Итак, я была большим профаном в искусстве. Это я поняла, когда впервые увидела настоящую скульптуру. Это были такие ценные, такие прекрасные мраморные и бронзовые статуи, какие можно увидеть только в первоклассных музеях.
Та скульптура, которая имелась в клинике, частично уже описана мной ранее, поэтому здесь я не буду описывать каждую статую в отдельности. Но я считаю целесообразным рассказать о том, как относилась к каждой статуе. Когда мне впервые показали статуи, я очень удивилась этому и захотела узнать, для чего были сделаны из чего-то холодного неживые люди. Но в то время мне ещё не могли объяснить, что такое искусство и для чего оно существует. Мне просто показывали статуи, и я узнавала, что они изображают людей. Заинтересовавшись статуями, я часто ходила на площадки лестницы и долго и внимательно изучала каждую. Но относилась я к этим статуям неодинаково.

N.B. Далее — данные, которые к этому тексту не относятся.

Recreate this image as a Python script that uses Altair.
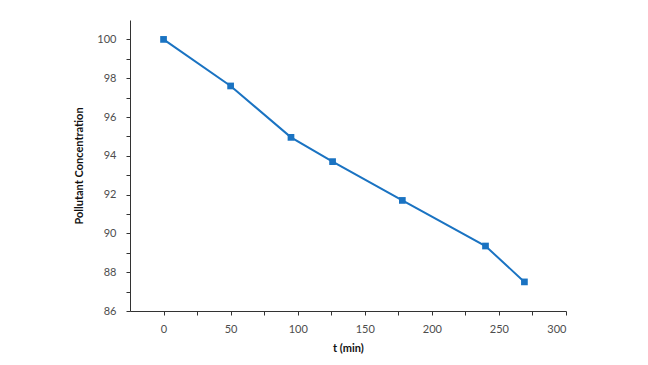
import altair as alt
import pandas as pd

t_min = [0, 50, 95, 126, 178, 240, 269]
concentration = [100.0, 97.6, 94.95, 93.7, 91.7, 89.35, 87.5]

x_major = [0, 50, 100, 150, 200, 250, 300]
x_minor = [25, 75, 125, 175, 225, 275]
y_major = [86, 88, 90, 92, 94, 96, 98, 100]
y_minor = [87, 89, 91, 93, 95, 97, 99]

df = pd.DataFrame({"t": t_min, "c": concentration})

font = "Lato"
color = "#1a73c2"
xs = alt.Scale(domain=[-25, 300], nice=False, zero=False)
ys = alt.Scale(domain=[86, 101], nice=False, zero=False)

x_enc = alt.X("t:Q", title="t (min)", scale=xs,
              axis=alt.Axis(values=x_major, grid=False, orient="bottom",
                            tickSize=4, labelPadding=8, titlePadding=8,
                            domainColor="#333333", tickColor="#333333",
                            labelColor="#4d4d4d", labelFont=font, labelFontSize=11,
                            titleFont=font, titleFontSize=11, titleFontWeight="bold",
                            titleColor="#111111"))
y_enc = alt.Y("c:Q", title="Pollutant Concentration", scale=ys,
              axis=alt.Axis(values=y_major, grid=False, orient="left",
                            tickSize=4, labelPadding=10, titlePadding=12,
                            domainColor="#333333", tickColor="#333333",
                            labelColor="#4d4d4d", labelFont=font, labelFontSize=11,
                            titleFont=font, titleFontSize=11, titleFontWeight="bold",
                            titleColor="#111111"))

line = alt.Chart(df).mark_line(color=color, strokeWidth=2).encode(x=x_enc, y=y_enc)
pts = alt.Chart(df).mark_point(shape="square", filled=True, color=color,
                               size=45, opacity=1).encode(
    x=alt.X("t:Q", scale=xs, axis=None),
    y=alt.Y("c:Q", scale=ys, axis=None),
)

minor = alt.Chart(df).mark_point(opacity=0).encode(
    x=alt.X("t:Q", scale=xs, title=None,
            axis=alt.Axis(values=x_minor, labels=False, domain=False, grid=False,
                          orient="bottom", tickSize=4, tickColor="#333333")),
    y=alt.Y("c:Q", scale=ys, title=None,
            axis=alt.Axis(values=y_minor, labels=False, domain=False, grid=False,
                          orient="left", tickSize=4, tickColor="#333333")),
)

chart = (line + pts + minor).resolve_axis(x="independent", y="independent").properties(
    width=436, height=291,
    autosize=alt.AutoSizeParams(type="none"),
    padding={"left": 122, "top": 12, "right": 10, "bottom": 50},
).configure_view(stroke=None)

chart.save("out.html", embed_options={"renderer": "svg", "actions": False})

Статую мальчика, вынимающего из ноги занозу, я очень жалела и даже полюбила за красоту, которую хотя и не могла объяснить словами, но тем не менее воспринимала пальцами. Осматривая мальчика, я иногда забывала о том, что это статуя: я гладила его то по лицу, то по головке почти с такой же нежностью, как если бы это был живой мальчик, у которого действительно в ноге заноза и которому от этого больно.
Венеру Милосскую я тоже жалела за то, что у нее не было рук; она мне тоже казалась красивой и грустной, я ее любила, но любила иначе, не так, как мальчика. Воспринимая линии красивого, но строгого, замкнутого и неулыбающегося лица, я боялась погладить Венеру Милосскую, мне казалось, что если находишься возле нее, то нужно крепко сжать губы, нужно молчать и ничем не проявлять любовь и жалость к этой неживой безрукой женщине, чтобы она не рассердилась на меня. И я со вздохом отходила от статуи, не испытывая нежности, а только непонятную грусть и недоумение.

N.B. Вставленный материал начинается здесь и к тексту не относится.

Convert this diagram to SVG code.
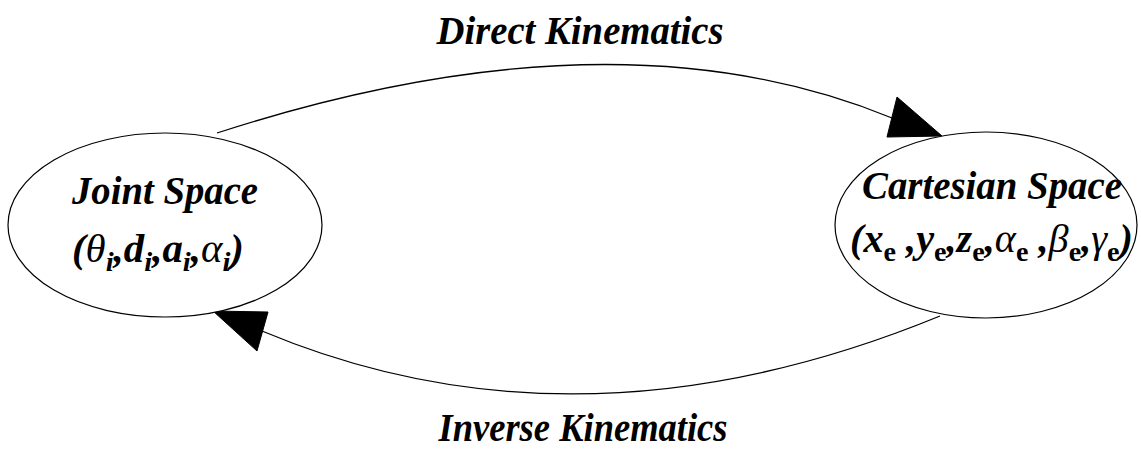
<svg xmlns="http://www.w3.org/2000/svg" width="1141" height="453" viewBox="0 0 1141 453">
<style>
.node{fill:#fff;stroke:#000;stroke-width:1.2}
.edge{fill:none;stroke:#000;stroke-width:1.3}
.head{fill:#000;stroke:#000;stroke-width:1}
.lbl{font-family:"Liberation Serif",serif;font-weight:bold;font-style:italic;font-size:41px;fill:#000}
.f{font-size:40px}
.sym{font-weight:normal}
.sub{font-size:28px}
.up{font-style:normal}
</style>
<rect width="1141" height="453" fill="#fff"/>
<g id="edges">
<g id="direct">
<path class="edge" d="M217,133 Q615,4 892,118"/>
<polygon class="head" points="887,137 897,97 942,136"/>
</g>
<g id="inverse">
<path class="edge" d="M940,316 Q579,464 262,331"/>
<polygon class="head" points="213,311 268,312 257,351"/>
</g>
</g>
<g id="joint">
<ellipse class="node" cx="165" cy="225" rx="157" ry="92"/>
<text class="lbl" x="165" y="204" text-anchor="middle" textLength="186" lengthAdjust="spacingAndGlyphs">Joint Space</text>
<text class="lbl f" x="72" y="262" textLength="172" lengthAdjust="spacingAndGlyphs">(<tspan class="sym">θ</tspan><tspan class="sub" dy="9">i</tspan><tspan dy="-9">,d</tspan><tspan class="sub" dy="9">i</tspan><tspan dy="-9">,a</tspan><tspan class="sub" dy="9">i</tspan><tspan dy="-9">,</tspan><tspan class="sym">α</tspan><tspan class="sub" dy="9">i</tspan><tspan dy="-9">)</tspan></text>
</g>
<g id="cartesian">
<ellipse class="node" cx="986" cy="225" rx="151" ry="93"/>
<text class="lbl" x="992" y="199" text-anchor="middle" textLength="260" lengthAdjust="spacingAndGlyphs">Cartesian Space</text>
<text class="lbl f" x="850" y="252" textLength="283" lengthAdjust="spacingAndGlyphs">(x<tspan class="sub up" dy="9">e</tspan><tspan dy="-9"> ,y</tspan><tspan class="sub up" dy="9">e</tspan><tspan dy="-9">,z</tspan><tspan class="sub up" dy="9">e</tspan><tspan dy="-9">,</tspan><tspan class="sym">α</tspan><tspan class="sub up" dy="9">e</tspan><tspan dy="-9"> ,</tspan><tspan class="sym">β</tspan><tspan class="sub up" dy="9">e</tspan><tspan dy="-9">,</tspan><tspan class="sym">γ</tspan><tspan class="sub up" dy="9">e</tspan><tspan dy="-9">)</tspan></text>
</g>
<g id="labels">
<text class="lbl" x="580" y="44" text-anchor="middle" textLength="287" lengthAdjust="spacingAndGlyphs">Direct Kinematics</text>
<text class="lbl" x="583" y="441" text-anchor="middle" textLength="289" lengthAdjust="spacingAndGlyphs">Inverse Kinematics</text>
</g>
</svg>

Венеру Медицейскую я очень часто осматривала, и если бы могла тогда понять свои чувства и выразить их словами, то, наверное, сказала бы следующее: "Несмотря на свои отроческие годы, я чувствовала какой-то окрыляющий восторг, веселье и смелость, когда ощущала, как улыбается и в какой позе стоит Венера Медицейская".

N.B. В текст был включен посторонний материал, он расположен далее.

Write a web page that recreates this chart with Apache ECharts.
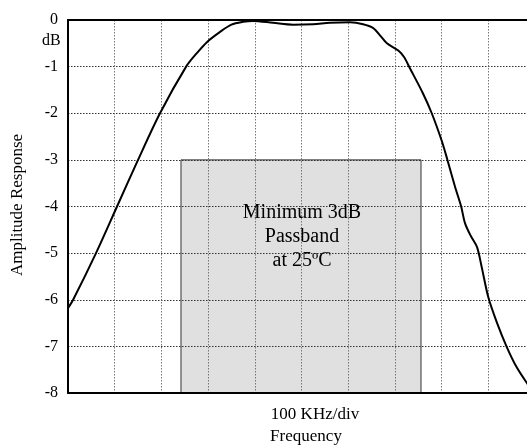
<!DOCTYPE html>
<html>
<head>
<meta charset="utf-8">
<script src="https://cdn.jsdelivr.net/npm/echarts@6/dist/echarts.min.js"></script>
<style>html,body{margin:0;padding:0;background:#fff}#c{width:527px;height:445px}</style>
</head>
<body>
<div id="c"></div>
<script>
// frequency in divisions (100 KHz/div), amplitude in dB
const freqDiv = [0, 0.11, 0.6, 1.05, 1.5, 1.97, 2.53, 2.76, 2.98, 3.25, 3.5, 3.75, 3.96, 4.39, 4.82, 5.25, 5.61, 6.04, 6.32, 6.53, 6.7, 6.83, 7.08, 7.2, 7.32, 7.6, 7.79, 8.0, 8.12, 8.29, 8.42, 8.5, 8.62, 8.76, 8.86, 9.0, 9.19, 9.4, 9.61, 9.83, 9.95];
const ampDb   = [-6.18, -6, -5, -4, -3, -2, -1, -0.71, -0.47, -0.26, -0.1, -0.04, -0.02, -0.06, -0.1, -0.09, -0.06, -0.05, -0.09, -0.17, -0.35, -0.5, -0.66, -0.8, -1.03, -1.57, -2, -2.58, -2.98, -3.58, -4.0, -4.35, -4.62, -4.87, -5.3, -5.94, -6.5, -7.02, -7.45, -7.79, -7.95];
const passbandX = [2.42, 7.56];
const passbandY = [-3, -8];
const yTicks = [0, -1, -2, -3, -4, -5, -6, -7, -8];
const xVisibleMax = 9.83; // the plot is cut off at the right edge of the picture
const passbandText = 'Minimum 3dB\nPassband\nat 25ºC';

const chart = echarts.init(document.getElementById('c'), null, {renderer: 'canvas'});
const font = 'Liberation Serif, Times New Roman, serif';
chart.setOption({
  animation: false,
  backgroundColor: '#fff',
  grid: {left: 68, top: 20, right: 0, bottom: 52, show: false},
  xAxis: [{
    type: 'value', min: 0, max: xVisibleMax, interval: 1, z: 3,
    axisLine: {show: true, onZero: false, lineStyle: {color: '#000', width: 2}},
    axisTick: {show: false}, axisLabel: {show: false},
    splitLine: {show: true, lineStyle: {color: '#777', type: [1.5, 1.5], width: 1}}
  }, {
    type: 'value', min: 0, max: xVisibleMax, position: 'top', z: 3,
    axisLine: {show: true, lineStyle: {color: '#000', width: 2}},
    axisTick: {show: false}, axisLabel: {show: false}, splitLine: {show: false}
  }],
  yAxis: {
    type: 'value', min: -8, max: 0, interval: 1, z: 3,
    axisLine: {show: true, onZero: false, lineStyle: {color: '#000', width: 2}},
    axisTick: {show: false},
    axisLabel: {color: '#000', fontFamily: font, fontSize: 16, margin: 10,
      formatter: v => yTicks.includes(v) ? String(v) : ''},
    splitLine: {show: true, lineStyle: {color: '#333', type: [1.5, 1.5], width: 1}}
  },
  series: [
    {
      type: 'line', data: [], z: 1,
      markArea: {
        silent: true,
        itemStyle: {color: '#e0e0e0', borderColor: '#333', borderWidth: 1},
        data: [[{coord: [passbandX[0], passbandY[0]]}, {coord: [passbandX[1], passbandY[1]]}]],
        label: {show: false}
      }
    },
    {
      type: 'line', z: 5,
      data: freqDiv.map((x, i) => [x, ampDb[i]]),
      showSymbol: false, smooth: 0.3,
      lineStyle: {color: '#000', width: 2}
    }
  ],
  graphic: [
    {type: 'text', left: 42, top: 33, style: {text: 'dB', fill: '#000', font: '16px ' + font}},
    {type: 'text', x: 18, y: 205, rotation: Math.PI / 2, style: {text: 'Amplitude Response', fill: '#000', font: '17px ' + font, align: 'center', verticalAlign: 'middle'}},
    {type: 'text', x: 315, y: 415, style: {text: '100 KHz/div', fill: '#000', font: '17px ' + font, align: 'center', verticalAlign: 'middle'}},
    {type: 'text', x: 306, y: 437, style: {text: 'Frequency', fill: '#000', font: '17px ' + font, align: 'center', verticalAlign: 'middle'}},
    {type: 'text', x: 302, y: 237, z: 10, style: {text: passbandText, fill: '#000', font: '20px ' + font, align: 'center', verticalAlign: 'middle', lineHeight: 24}}
  ]
});
</script>
</body>
</html>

Припоминаю, что я иногда ставила табурет рядом с круглой тумбой, на которой возвышалась прекрасная и кокетливая богиня любви и красоты (конечно, я так выражаюсь только теперь), Я становилась на табурет и начинала подражать улыбке и позе статуи. Не знаю, видели ли меня за таким занятием педагоги, но помню, что однажды на меня наткнулся старший мальчик из воспитанников клиники. В то время я уже знала пальцевую азбуку, знала, как называется каждая статуя.